Kasagaran ang sukdanan sa kalampusan ginatan-aw sa kadaghan ug kwarta, sa gwapo nga sinina, bag-o nga sakyanan, o kaharuhay sa trabaho ug panginabuhi. However, the Almighty Father, ang BIG BOSS ni Senior San Miguel, dunay lain nga sukdanan kung kinsa ang successful nga alumni sa St. Michael School of Padada. Para KANIYA, ang HULAGWAY SA KALAMPUSAN makita nato:

– sa mga amahan ug inahan nga adlaw adlaw nag trabaho para lang mapadala ang ilang mga anak sa eskuylahan.

The face of success is also seen in:

  • the brightest among us who choose to be civil servants, because they still believe in our institutions;
  • the honest public servants among us – barangay captains, councilors, mayors who lead with integrity, honesty and virtue;
  • the single parents who gave up their own happiness and needs for the sake of their children.
  • And, the businessmen and corporate warriors who have helped other people add value to their lives.

School reunions is a time when we reminisce the era that had made us the successful human beings that we are now.  Our years in SMSP were memorable years! We grew up in a single, God-centered community. Education was our ticket to a brighter better world. And probably for most of us, Education was the only way out.

It was a great time to grow up. We had no money, but we learned to enjoy what was available. We did not have television, electronic games and cellphones, but we were free to learn about nature and enjoy life through our physical activities and interaction with each other. We would swim in the beach, scale the slopes of Piapi, and hunt for spiders and make them fight with each other. We walked to school, and to the church, we played and picnicked in the open spaces, serenade classmates celebrating their birthdays. We raised gardens and chickens. We cut grasses with our own hands and made crude, simple toys.

Many of us were poor, but not poverty-stricken because we had a purpose. Purpose kept us going.

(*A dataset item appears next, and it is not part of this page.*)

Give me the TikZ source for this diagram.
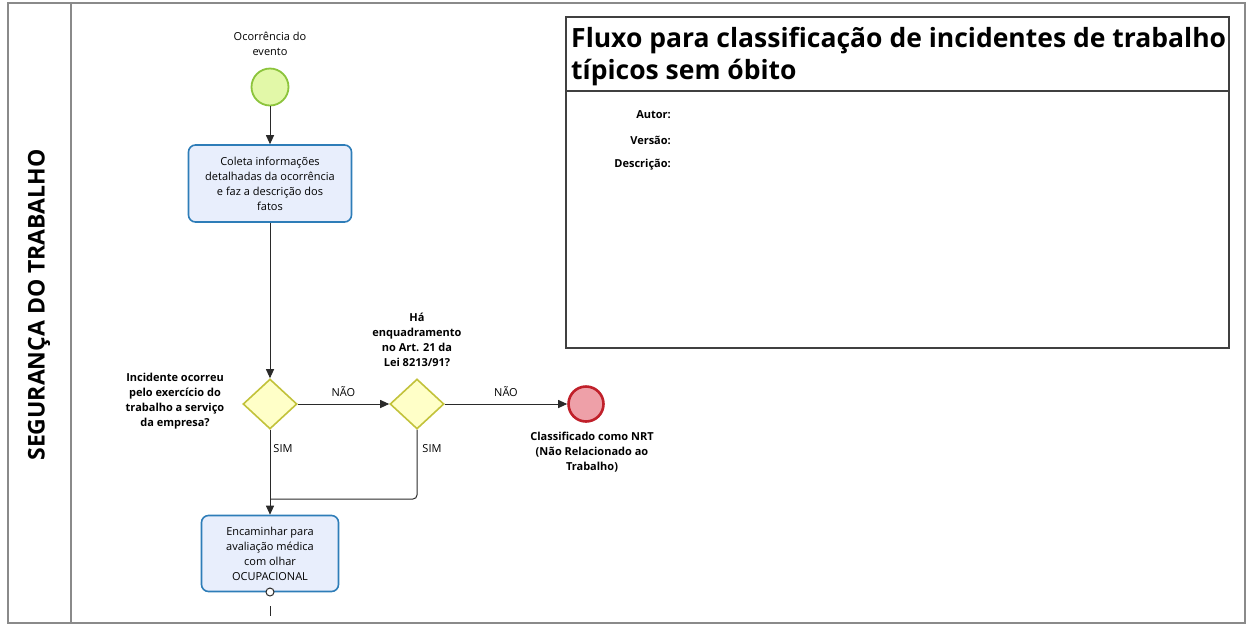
\documentclass[tikz,border=0pt]{standalone}
\usepackage{fontspec}
\setmainfont{Open Sans}
\usetikzlibrary{shapes.geometric,arrows.meta}
\definecolor{framegray}{HTML}{8A8A8A}
\definecolor{startfill}{HTML}{E2F8A8}
\definecolor{startline}{HTML}{8CC43C}
\definecolor{endfill}{HTML}{EEA0A8}
\definecolor{endline}{HTML}{C0202A}
\definecolor{gwfill}{HTML}{FFFFC8}
\definecolor{gwline}{HTML}{C2C23A}
\definecolor{taskfill}{HTML}{E8EEFC}
\definecolor{taskline}{HTML}{2E7DB8}
\definecolor{flowline}{HTML}{2A2A2A}
\begin{document}
\begin{tikzpicture}[x=1pt,y=-1pt,
  small/.style={font=\fontsize{11}{15}\selectfont, align=center, inner sep=0pt},
  smallbold/.style={font=\bfseries\fontsize{11}{15}\selectfont, align=center, inner sep=0pt},
  startev/.style={circle, draw=startline, fill=startfill, line width=1.8pt, minimum size=37pt, inner sep=0pt},
  endev/.style={circle, draw=endline, fill=endfill, line width=2.6pt, minimum size=35pt, inner sep=0pt},
  gateway/.style={diamond, draw=gwline, fill=gwfill, line width=1.6pt, minimum width=54pt, minimum height=50pt, inner sep=0pt},
  task/.style={rectangle, rounded corners=7pt, draw=taskline, fill=taskfill, line width=1.6pt, align=center, inner sep=0pt, font=\fontsize{11}{15}\selectfont},
  flow/.style={draw=flowline, line width=1pt, -{Triangle[length=9pt,width=8pt]}},
  plainflow/.style={draw=flowline, line width=1pt},
  frameline/.style={draw=framegray, line width=2pt}
]
\useasboundingbox (0,0) rectangle (1252,625);

% outer pool frame and lane divider
\draw[frameline] (8,3) rectangle (1245,623);
\draw[frameline] (71,3) -- (71,623);
\node[rotate=90, font=\bfseries\fontsize{23}{26}\selectfont, inner sep=0pt] (lane) at (39,305) {SEGURANÇA DO TRABALHO};

% title box
\draw[draw=black!75, line width=1.3pt] (566,17) rectangle (1229,348);
\draw[draw=black!75, line width=1.3pt] (566,91) -- (1229,91);
\node[anchor=base west, font=\bfseries\fontsize{26.5}{30}\selectfont, inner sep=0pt] (title1) at (571,47) {Fluxo para classificação de incidentes de trabalho};
\node[anchor=base west, font=\bfseries\fontsize{26.5}{30}\selectfont, inner sep=0pt] (title2) at (571,79) {típicos sem óbito};
\node[smallbold, anchor=east] (autor) at (671,115) {Autor:};
\node[smallbold, anchor=east] (versao) at (671,140) {Versão:};
\node[smallbold, anchor=east] (descr) at (671,165) {Descrição:};

% flow elements
\node[small] (startlbl) at (270,44) {Ocorrência do\\evento};
\node[startev] (start) at (270,87) {};
\node[task, minimum width=163pt, minimum height=77pt] (task1) at (270,183.5) {Coleta informações\\detalhadas da ocorrência\\e faz a descrição dos\\fatos};
\node[gateway] (d1) at (270,404) {};
\node[smallbold] (d1lbl) at (175,401.5) {Incidente ocorreu\\pelo exercício do\\trabalho a serviço\\da empresa?};
\node[gateway] (d2) at (417,404) {};
\node[smallbold] (d2lbl) at (417,339.5) {Há\\enquadramento\\no Art. 21 da\\Lei 8213/91?};
\node[endev] (endc) at (586,404) {};
\node[smallbold] (endlbl) at (592,452) {Classificado como NRT\\(Não Relacionado ao\\Trabalho)};
\node[task, minimum width=137pt, minimum height=76pt] (task2) at (270,553.5) {Encaminhar para\\avaliação médica\\com olhar\\OCUPACIONAL};

% connectors
\draw[flow] (start) -- (task1);
\draw[flow] (task1) -- (d1);
\draw[flow] (d1) -- node[small, above=7pt] {NÃO} (d2);
\draw[flow] (d2) -- node[small, above=7pt] {NÃO} (endc);
\draw[flow] (d1) -- (task2);
\node[small] (sim1) at (283,449) {SIM};
\coordinate (merge) at (270,499);
\draw[plainflow, rounded corners=4pt] (d2.south) |- (merge);
\node[small] (sim2) at (432,449) {SIM};

% outgoing marker at bottom of task 2
\node[circle, draw=flowline, fill=white, line width=1pt, minimum size=8pt, inner sep=0pt] (msgstart) at (270,592) {};
\coordinate (tailtop) at (270,606);
\coordinate (tailend) at (270,616);
\draw[plainflow] (tailtop) -- (tailend);
\end{tikzpicture}
\end{document}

Think of the teachers we had in those days! They taught us to believe we are winners. They see to it that we learn to speak and to write correct and understandable English. They made us sing in ways we never thought was possible. They showed us the logic of math and the sciences. They gave us Spanish as a living language. And our principals and the nuns kept the school running. We respected and somewhat feared our teachers, but overall, knew them as friends we could trust.

Think of the confidence we had in each other. The students were the brightest, the girls were the prettiest. The basketball and softball players were the winners. The glee club and the church choir sang like angels. The school band and the rondalla played beautiful songs. We had the pride of the CLASS of ST. MICHAEL’S. We were proud because we knew hardships was just a step in making us self- sufficient. We did not grow up to be forever dependent on the dole or the goodwill of others. We were expected to be responsible, dependable and independent adults. We wanted to accept our roles in life, whatever those roles might be. We were poor growing up but we had purpose and pride.

One other thing we had, (though we may not realized it and might even had denied it at the time),  we had prayer. We clung to our prayers in those days. We had known life and death of friends and family. We had known financial and emotional trials. We had known fears and frustrations. We have felt fatigued and despair. The right and ability to pray, as we learned in school, has continued to sustain us through the years, and will sustain us the rest of our course.

We have entered into the 21st century and a new millennium since we left SMSP. Middle age is a nagging reality. We must tell our children and grandchildren, how, despite not having all the material comforts that are accessible now, we grew with purpose and pride and we continued through adversity with prayer. This is what we learned from St. Michael School of Padada. It is the same sense of purpose, of pride, and of faith that will bring us together again.

Even after 50 years, we still keep these flames ablaze as children of SMSP.

MABUHAY ANG MGA ALUMNI SA ST. MICHAEL’S!